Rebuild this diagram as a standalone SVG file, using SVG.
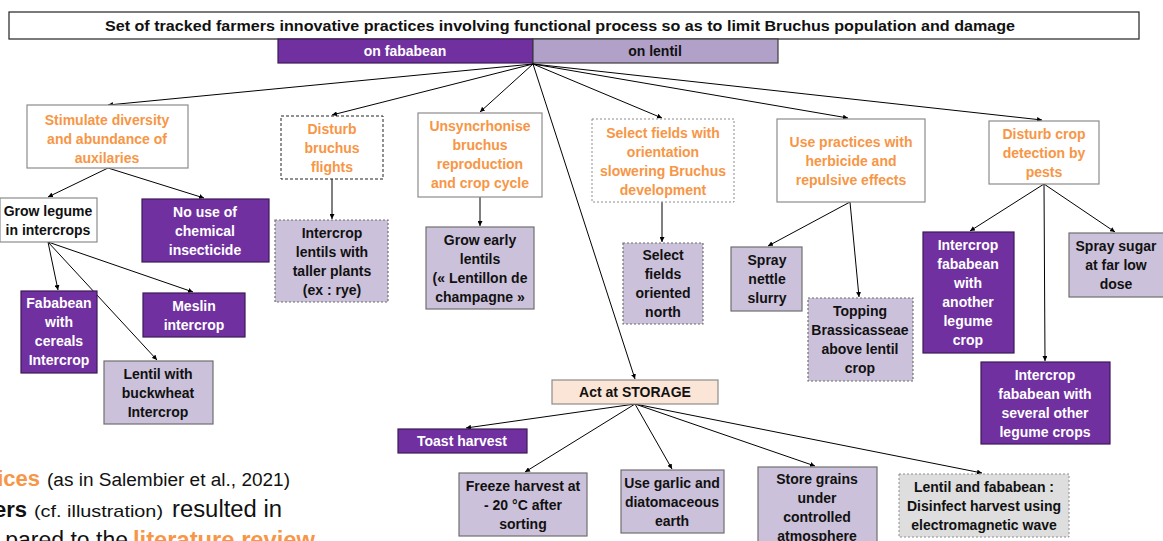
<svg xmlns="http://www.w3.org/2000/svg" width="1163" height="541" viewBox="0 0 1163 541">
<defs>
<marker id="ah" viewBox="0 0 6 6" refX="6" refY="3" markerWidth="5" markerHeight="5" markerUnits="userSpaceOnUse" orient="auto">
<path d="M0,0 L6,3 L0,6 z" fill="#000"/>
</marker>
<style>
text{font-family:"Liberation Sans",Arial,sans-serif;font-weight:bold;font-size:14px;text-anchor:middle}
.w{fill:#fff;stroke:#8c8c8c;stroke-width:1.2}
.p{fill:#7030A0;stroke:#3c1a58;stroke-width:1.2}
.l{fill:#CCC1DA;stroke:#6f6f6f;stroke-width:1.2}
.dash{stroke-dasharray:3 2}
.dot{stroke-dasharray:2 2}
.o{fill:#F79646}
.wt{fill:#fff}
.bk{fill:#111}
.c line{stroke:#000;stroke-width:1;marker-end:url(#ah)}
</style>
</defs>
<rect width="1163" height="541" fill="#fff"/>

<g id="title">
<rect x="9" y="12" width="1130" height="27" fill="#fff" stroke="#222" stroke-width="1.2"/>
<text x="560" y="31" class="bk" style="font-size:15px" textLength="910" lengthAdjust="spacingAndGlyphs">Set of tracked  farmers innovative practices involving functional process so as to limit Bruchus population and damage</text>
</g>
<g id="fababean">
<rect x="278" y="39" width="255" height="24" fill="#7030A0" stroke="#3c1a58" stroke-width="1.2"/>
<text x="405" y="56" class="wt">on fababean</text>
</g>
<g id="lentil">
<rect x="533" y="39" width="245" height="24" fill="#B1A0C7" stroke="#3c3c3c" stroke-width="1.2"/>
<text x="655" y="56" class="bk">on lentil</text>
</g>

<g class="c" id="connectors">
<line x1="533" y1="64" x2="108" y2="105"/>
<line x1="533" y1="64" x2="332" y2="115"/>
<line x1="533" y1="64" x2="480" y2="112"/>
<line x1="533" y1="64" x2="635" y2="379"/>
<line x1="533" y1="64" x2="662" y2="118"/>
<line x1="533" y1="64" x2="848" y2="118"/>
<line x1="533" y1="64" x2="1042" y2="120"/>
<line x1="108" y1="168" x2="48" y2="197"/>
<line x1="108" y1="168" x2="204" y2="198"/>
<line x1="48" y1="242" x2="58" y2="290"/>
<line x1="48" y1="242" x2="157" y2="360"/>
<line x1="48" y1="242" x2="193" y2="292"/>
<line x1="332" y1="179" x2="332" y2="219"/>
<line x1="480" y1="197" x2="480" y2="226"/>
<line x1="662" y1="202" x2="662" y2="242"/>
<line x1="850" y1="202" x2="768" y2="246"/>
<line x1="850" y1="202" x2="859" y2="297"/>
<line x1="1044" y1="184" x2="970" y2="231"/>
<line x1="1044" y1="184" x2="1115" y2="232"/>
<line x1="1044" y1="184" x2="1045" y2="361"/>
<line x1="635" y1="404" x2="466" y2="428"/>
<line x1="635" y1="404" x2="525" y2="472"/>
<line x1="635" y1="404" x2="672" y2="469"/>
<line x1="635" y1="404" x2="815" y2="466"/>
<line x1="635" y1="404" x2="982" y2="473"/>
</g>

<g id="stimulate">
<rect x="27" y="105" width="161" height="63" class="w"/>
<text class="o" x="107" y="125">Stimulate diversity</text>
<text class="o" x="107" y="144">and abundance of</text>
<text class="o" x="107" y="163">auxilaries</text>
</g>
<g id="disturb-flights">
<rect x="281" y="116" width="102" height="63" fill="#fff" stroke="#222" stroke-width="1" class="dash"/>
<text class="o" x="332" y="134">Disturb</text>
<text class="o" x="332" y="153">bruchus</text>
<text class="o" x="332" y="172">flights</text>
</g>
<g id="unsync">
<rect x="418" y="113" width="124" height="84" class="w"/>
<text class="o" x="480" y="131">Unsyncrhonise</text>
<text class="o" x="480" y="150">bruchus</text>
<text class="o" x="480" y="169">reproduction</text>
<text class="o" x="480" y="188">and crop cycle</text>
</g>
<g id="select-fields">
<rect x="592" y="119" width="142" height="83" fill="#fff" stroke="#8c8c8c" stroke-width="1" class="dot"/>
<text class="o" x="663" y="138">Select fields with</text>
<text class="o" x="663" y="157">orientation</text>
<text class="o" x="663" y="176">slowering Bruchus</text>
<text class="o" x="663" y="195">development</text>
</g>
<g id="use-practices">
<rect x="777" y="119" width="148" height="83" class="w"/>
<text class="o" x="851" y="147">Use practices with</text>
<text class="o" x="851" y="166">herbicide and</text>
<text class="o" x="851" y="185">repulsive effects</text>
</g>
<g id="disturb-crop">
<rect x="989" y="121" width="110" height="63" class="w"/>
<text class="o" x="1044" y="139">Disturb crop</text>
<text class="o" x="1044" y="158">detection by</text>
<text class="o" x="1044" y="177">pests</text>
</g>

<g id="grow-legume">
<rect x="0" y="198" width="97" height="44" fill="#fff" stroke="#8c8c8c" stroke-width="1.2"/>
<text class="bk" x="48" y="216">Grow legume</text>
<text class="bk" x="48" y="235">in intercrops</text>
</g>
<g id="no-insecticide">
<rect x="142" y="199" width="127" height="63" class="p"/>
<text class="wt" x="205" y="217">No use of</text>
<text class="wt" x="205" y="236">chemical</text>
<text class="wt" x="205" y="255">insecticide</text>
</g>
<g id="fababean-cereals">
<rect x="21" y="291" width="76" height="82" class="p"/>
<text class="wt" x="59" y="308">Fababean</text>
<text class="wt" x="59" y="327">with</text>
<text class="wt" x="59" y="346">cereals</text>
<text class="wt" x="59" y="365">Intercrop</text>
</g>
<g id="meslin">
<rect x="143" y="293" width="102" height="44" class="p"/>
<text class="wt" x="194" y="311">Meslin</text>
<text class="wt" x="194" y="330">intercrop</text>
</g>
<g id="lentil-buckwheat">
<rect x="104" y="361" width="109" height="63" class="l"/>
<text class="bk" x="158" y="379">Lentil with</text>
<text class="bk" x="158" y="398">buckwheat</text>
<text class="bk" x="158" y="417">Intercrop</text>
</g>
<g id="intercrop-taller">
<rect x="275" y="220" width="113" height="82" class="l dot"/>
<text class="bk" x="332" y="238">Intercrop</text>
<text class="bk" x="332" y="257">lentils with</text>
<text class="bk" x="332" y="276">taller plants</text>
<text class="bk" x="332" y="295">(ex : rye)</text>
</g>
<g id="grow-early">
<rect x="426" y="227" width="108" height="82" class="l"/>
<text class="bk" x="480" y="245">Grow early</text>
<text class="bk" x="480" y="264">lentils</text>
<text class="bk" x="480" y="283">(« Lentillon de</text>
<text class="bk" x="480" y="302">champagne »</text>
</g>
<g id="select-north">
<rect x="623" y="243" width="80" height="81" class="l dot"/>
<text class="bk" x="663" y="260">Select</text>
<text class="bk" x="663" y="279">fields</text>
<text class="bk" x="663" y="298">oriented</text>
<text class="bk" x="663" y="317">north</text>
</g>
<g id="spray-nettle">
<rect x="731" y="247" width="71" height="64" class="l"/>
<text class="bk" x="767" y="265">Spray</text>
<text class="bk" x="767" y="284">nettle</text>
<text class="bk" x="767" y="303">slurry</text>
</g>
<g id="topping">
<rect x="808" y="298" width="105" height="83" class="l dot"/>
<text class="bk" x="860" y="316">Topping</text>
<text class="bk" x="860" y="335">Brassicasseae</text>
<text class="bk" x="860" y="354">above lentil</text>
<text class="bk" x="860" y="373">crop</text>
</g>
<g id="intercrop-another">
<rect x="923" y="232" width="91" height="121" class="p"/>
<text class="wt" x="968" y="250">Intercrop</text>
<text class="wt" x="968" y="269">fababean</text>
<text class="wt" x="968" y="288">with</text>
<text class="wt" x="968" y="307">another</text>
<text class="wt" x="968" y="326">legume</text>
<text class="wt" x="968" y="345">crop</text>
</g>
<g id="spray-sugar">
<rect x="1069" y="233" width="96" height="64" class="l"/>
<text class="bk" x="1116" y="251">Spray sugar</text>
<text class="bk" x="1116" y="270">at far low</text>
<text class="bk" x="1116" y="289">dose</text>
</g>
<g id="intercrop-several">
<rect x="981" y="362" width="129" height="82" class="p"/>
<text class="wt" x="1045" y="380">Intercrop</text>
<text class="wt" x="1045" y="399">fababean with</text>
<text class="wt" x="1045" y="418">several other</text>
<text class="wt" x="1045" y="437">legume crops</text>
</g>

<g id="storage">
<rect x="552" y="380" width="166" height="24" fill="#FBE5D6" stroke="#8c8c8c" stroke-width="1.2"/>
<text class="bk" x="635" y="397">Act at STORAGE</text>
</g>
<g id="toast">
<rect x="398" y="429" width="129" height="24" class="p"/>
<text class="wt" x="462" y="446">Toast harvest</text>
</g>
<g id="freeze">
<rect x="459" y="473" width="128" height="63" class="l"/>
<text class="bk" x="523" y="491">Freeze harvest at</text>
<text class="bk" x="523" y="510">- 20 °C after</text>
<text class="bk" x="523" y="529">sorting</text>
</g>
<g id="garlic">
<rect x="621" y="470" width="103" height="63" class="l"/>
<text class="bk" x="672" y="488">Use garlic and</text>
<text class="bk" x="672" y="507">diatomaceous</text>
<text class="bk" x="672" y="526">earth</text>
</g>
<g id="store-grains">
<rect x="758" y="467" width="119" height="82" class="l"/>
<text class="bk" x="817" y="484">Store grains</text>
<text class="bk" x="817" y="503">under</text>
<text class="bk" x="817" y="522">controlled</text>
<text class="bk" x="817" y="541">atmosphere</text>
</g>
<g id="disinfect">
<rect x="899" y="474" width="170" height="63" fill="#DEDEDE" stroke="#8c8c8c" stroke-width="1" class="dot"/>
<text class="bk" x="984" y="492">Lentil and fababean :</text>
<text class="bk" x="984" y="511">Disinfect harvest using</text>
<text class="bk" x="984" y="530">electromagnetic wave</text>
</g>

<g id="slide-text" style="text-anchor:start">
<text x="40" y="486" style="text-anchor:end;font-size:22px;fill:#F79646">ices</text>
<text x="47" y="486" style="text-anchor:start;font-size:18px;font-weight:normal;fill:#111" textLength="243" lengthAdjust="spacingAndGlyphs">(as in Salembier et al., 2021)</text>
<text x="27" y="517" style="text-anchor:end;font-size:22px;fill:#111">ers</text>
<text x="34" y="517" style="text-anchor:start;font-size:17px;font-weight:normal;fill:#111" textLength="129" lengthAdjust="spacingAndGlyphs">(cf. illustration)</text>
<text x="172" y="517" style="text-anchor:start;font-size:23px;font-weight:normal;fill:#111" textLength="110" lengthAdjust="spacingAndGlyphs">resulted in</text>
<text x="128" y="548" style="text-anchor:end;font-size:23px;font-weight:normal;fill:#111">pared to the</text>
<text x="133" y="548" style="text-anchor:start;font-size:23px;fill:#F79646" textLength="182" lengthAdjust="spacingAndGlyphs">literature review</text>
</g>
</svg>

....

EXERCISE: Gather up every line from the listing above in which the word "using" occurs.

SOLUTION FOR THIS TASK:
Rebuild this diagram as a standalone SVG file, using SVG.
<text class="bk" x="984" y="511">Disinfect harvest using</text>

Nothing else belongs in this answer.